CFTC Adds Crypto Heavyweights to Advisory Panel Amid Market Structure Fight

In summary

  • The CFTC added top executives from crypto, financial and trading companies to its Innovation Advisory Committee.
  • While the line over who regulates cryptocurrency spot and derivatives markets has largely been resolved, lawmakers remain divided over the CLARITY Act’s treatment of stablecoins.
  • Coinbase CEO Brian Armstrong joined the panel, weeks after withdrawing support for the Senate bill due to concerns about regulatory balance.

The Commodity Futures Trading Commission on Thursday named dozens of top crypto executives to its Innovation Advisory Committee, dragging much of the digital asset industry into its advisory orbit as Congress continues to grapple with unresolved issues in US crypto regulation.

The committee includes executives from Coinbase, Uniswap Labs, Ripple, Kraken, Robinhood, CME Group and Nasdaq, among others, in an unusually concentrated display of industry participation for an agency that currently regulates crypto derivatives but not spot trading.

Established last month, the committee aims to provide the regulator with expertise and recommendations on innovation in financial markets.

CFTC Chairman Michael S. Selig said in a statement on thursday that the panel would help the agency “future-proof its markets” and develop clearer rules as technologies like blockchain and artificial intelligence reshape the financial landscape.

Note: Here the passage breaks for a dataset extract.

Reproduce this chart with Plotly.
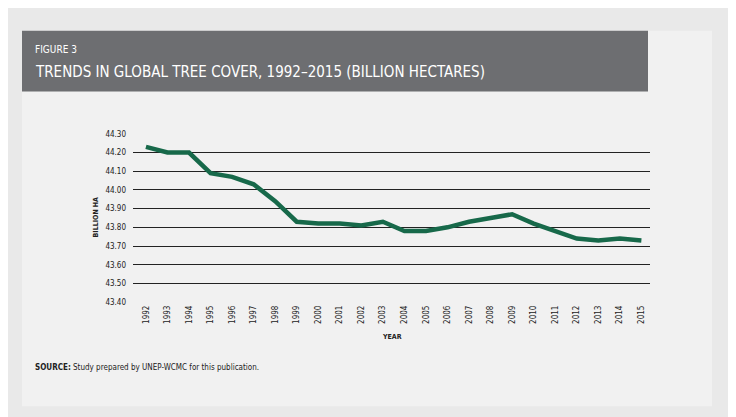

“By bringing together participants from all corners of the market, the IAC will be an important asset to the Commission as we work to modernize our rules and regulations for the innovations of today and tomorrow,” Selig said.

It comes as lawmakers in Congress continue to debate the nuances of the CLARITY Act, which seeks to regulate the US crypto market by defining when digital assets fall under securities or commodity oversight.

Specifically, the bill aims to clarify the delineation between the CFTC’s oversight of digital products and the Securities and Exchange Commission’s authority over security-like tokens.

While that split has largely been accepted across party lines, lawmakers and industry participants remain divided over how the legislation treats stablecoins, particularly whether crypto companies should be allowed to offer yield on dollar-pegged tokens.

It’s an issue that has generated sustained pressure from the banking industry and emerged as the most controversial provision in the bill.

Although those disagreements remain, the CFTC has welcomed the addition of Coinbase CEO Brian Armstrong to its committee.

Weeks before, Armstrong pulled support for the CLARITY Act, citing concerns about banking lobby-driven limits on stablecoin rewards.

The measure complicated the bill’s path in the Senate, with Armstrong arguing that the draft contained “too many problems” including provisions that could restrict tokenized products, restrict DeFi, and limit stablecoin rewards, rather than market structure jurisdiction.

Armstrong also warned that the legislation would erode the CFTC’s authority, arguing that it risked “stifling innovation” by making the agency “subordinate to the SEC.”